Market News

October 10, 2011  Mon 9:20 AM CT

One of my favorite companies did something I am bummed about today and I gotta squawk about it.

The company is Dollar Tree and it announced a $1.5 billion buyback that I think is a not-so-hot use of capital up here after a big run.

Typically I don't want to criticize winners. I think the dollar store cohort has long been one of favorites as part of the barbell strategy of favoring the rich and the struggling as befits our rocky economy. Dollar Tree has been an outstanding stock, up 38 percent year to date.

Plus, it is a terrific store. My Dollar Tree in Philadelphia has become a mainstay of my existence as I like candy and it has the best candy aisle I have ever seen. I get everything from Cow Tales to Bonamo Turkish Taffy to Goetz Caramels there, not to mention the obligatory runts, and you can eat off the floor of the place although I don't know why anyone would eat off the floor of a dollar store or any floor for that matter.

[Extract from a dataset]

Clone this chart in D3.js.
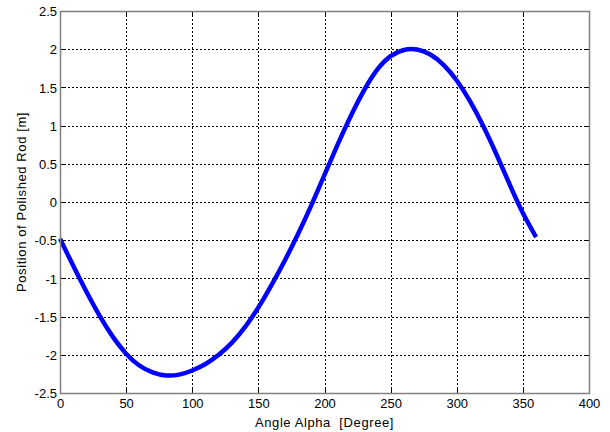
<!DOCTYPE html>
<html>
<head>
<meta charset="utf-8">
<script src="https://cdn.jsdelivr.net/npm/d3@7"></script>
<style>
  html, body { margin: 0; padding: 0; background: #fff; }
  svg { display: block; }
  text { font-family: "Liberation Sans", Arial, sans-serif; fill: #000; }
</style>
</head>
<body>
<svg id="chart" width="610" height="432"></svg>
<script>
// Polished rod position over one crank revolution (every 10 degrees)
const angleDeg = [0, 10, 20, 30, 40, 50, 60, 70, 80, 90, 100, 110, 120, 130, 140, 150, 160, 170, 180,
  190, 200, 210, 220, 230, 240, 250, 260, 270, 280, 290, 300, 310, 320, 330, 340, 350, 360];
const rodPosition = [-0.48, -0.835, -1.175, -1.49, -1.765, -1.985, -2.14, -2.23, -2.27, -2.26,
  -2.205, -2.12, -2.0, -1.84, -1.635, -1.38, -1.085, -0.765, -0.42, -0.045, 0.355, 0.755,
  1.13, 1.465, 1.735, 1.91, 1.99, 1.995, 1.93, 1.795, 1.59, 1.32, 0.995, 0.625, 0.23,
  -0.145, -0.46];

const xTicks = [0, 50, 100, 150, 200, 250, 300, 350, 400];
const yTicks = [-2.5, -2, -1.5, -1, -0.5, 0, 0.5, 1, 1.5, 2, 2.5];

const xLabel = "Angle Alpha\u00a0 [Degree]";
const yLabel = "Position of Polished Rod [m]";

const plotL = 60, plotR = 589, plotT = 11, plotB = 393;

const svg = d3.select("#chart");

const x = d3.scaleLinear().domain([0, 400]).range([plotL, plotR]);
const y = d3.scaleLinear().domain([-2.5, 2.5]).range([plotB, plotT]);

// Dotted grid
const grid = svg.append("g").attr("stroke", "#000").attr("stroke-width", 1)
  .attr("stroke-dasharray", "2,2").attr("fill", "none");
grid.selectAll("line.gx").data(xTicks.slice(1, -1)).join("line")
  .attr("x1", d => Math.round(x(d)) + 0.5).attr("x2", d => Math.round(x(d)) + 0.5)
  .attr("y1", plotT).attr("y2", plotB);
grid.selectAll("line.gy").data(yTicks.slice(1, -1)).join("line")
  .attr("y1", d => Math.round(y(d)) + 0.5).attr("y2", d => Math.round(y(d)) + 0.5)
  .attr("x1", plotL).attr("x2", plotR);

// Inward tick marks on all four sides
const tickLen = 5;
const ticks = svg.append("g").attr("stroke", "#000").attr("stroke-width", 1);
xTicks.forEach(d => {
  const px = Math.round(x(d)) + 0.5;
  ticks.append("line").attr("x1", px).attr("x2", px).attr("y1", plotB).attr("y2", plotB - tickLen);
  ticks.append("line").attr("x1", px).attr("x2", px).attr("y1", plotT).attr("y2", plotT + tickLen);
});
yTicks.forEach(d => {
  const py = Math.round(y(d)) + 0.5;
  ticks.append("line").attr("x1", plotL).attr("x2", plotL + tickLen).attr("y1", py).attr("y2", py);
  ticks.append("line").attr("x1", plotR).attr("x2", plotR - tickLen).attr("y1", py).attr("y2", py);
});

// Curve
const line = d3.line()
  .x((d, i) => x(angleDeg[i]))
  .y(d => y(d))
  .curve(d3.curveNatural);

svg.append("path")
  .datum(rodPosition)
  .attr("d", line)
  .attr("fill", "none")
  .attr("stroke", "#0000ff")
  .attr("stroke-width", 4.5)
  .attr("stroke-linejoin", "round");

// Axis box
svg.append("rect")
  .attr("x", plotL + 0.5).attr("y", plotT + 0.5)
  .attr("width", plotR - plotL).attr("height", plotB - plotT)
  .attr("fill", "none").attr("stroke", "#808080").attr("stroke-width", 1.5);

// Tick labels
const axB = d3.axisBottom(x).tickValues(xTicks).tickSize(0).tickFormat(d3.format("d"));
const axL = d3.axisLeft(y).tickValues(yTicks).tickSize(0).tickFormat(d => String(d));

const gx = svg.append("g").attr("transform", `translate(0,${plotB})`).call(axB);
gx.select(".domain").remove();
gx.selectAll("text").attr("dy", null).attr("y", 15).attr("font-size", 13)
  .attr("font-family", "Liberation Sans, Arial, sans-serif").attr("fill", "#000");

const gy = svg.append("g").attr("transform", `translate(${plotL},0)`).call(axL);
gy.select(".domain").remove();
gy.selectAll("text").attr("x", -3).attr("dy", "0.36em").attr("font-size", 13)
  .attr("font-family", "Liberation Sans, Arial, sans-serif").attr("fill", "#000");

// Axis titles
svg.append("text")
  .attr("x", (plotL + plotR) / 2).attr("y", 427)
  .attr("text-anchor", "middle").attr("font-size", 13)
  .attr("letter-spacing", 0.6)
  .text(xLabel);

svg.append("text")
  .attr("transform", `translate(26,${(plotT + plotB) / 2}) rotate(-90)`)
  .attr("text-anchor", "middle").attr("font-size", 13)
  .attr("letter-spacing", 0.6)
  .text(yLabel);
</script>
</body>
</html>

Plus, given that the company has bought in $1.9 billion worth of stock in the last eight years including more than $700 million in the last year and a half you could say the strategy's working. logoBut my issue is twofold. First, the stock has had a magnificent run. So why would you buy up here? Stocks aren't chronically undervalued. It is not like the market has been slighting the stock. Just the opposite. While it has 17 percent growth, the stock's selling at a price-to-earnings multiple of 21, which doesn't make it cheap vs. the rest of the market.

Why not wait and be opportunistic?

We have a difficult market. If the stock doesn't come in, use the free cash flow to build more stores and challenge the other dollar stores which, frankly, just aren't as nice. Second, and more importantly, why not pay a dividend?

Why benefit departing shareholders with a buyback and not the existing shareholders with what could be a pretty bountiful payout that can be reinvested and build loyalty among investors? Buybacks don't build loyalty.

Look, I can see authorizing this buyback if the stock were severely undervalued in a very obvious way. But when the S&P is down high single digits for the year and your stock is up 38 percent? That's empirically not the right thing to do.

And if they returned the money to shareholders via a dividend that would be a sign to me that they are committed to super-long-term growth and believe in themselves. That's something that a buyback, which can be suspended at any time, doesn't do for you.

So, hats off to Dollar Tree for executing terrifically and stocking the best candy aisle around, which include the elusive purple Mike & Ikes, but come on. Pay us a dividend and we would be even more thrilled to recommend your stock and not just your stores to Cramericans everywhere.

Disclosures: At the time of publication, Cramer had no position in the stock mentioned.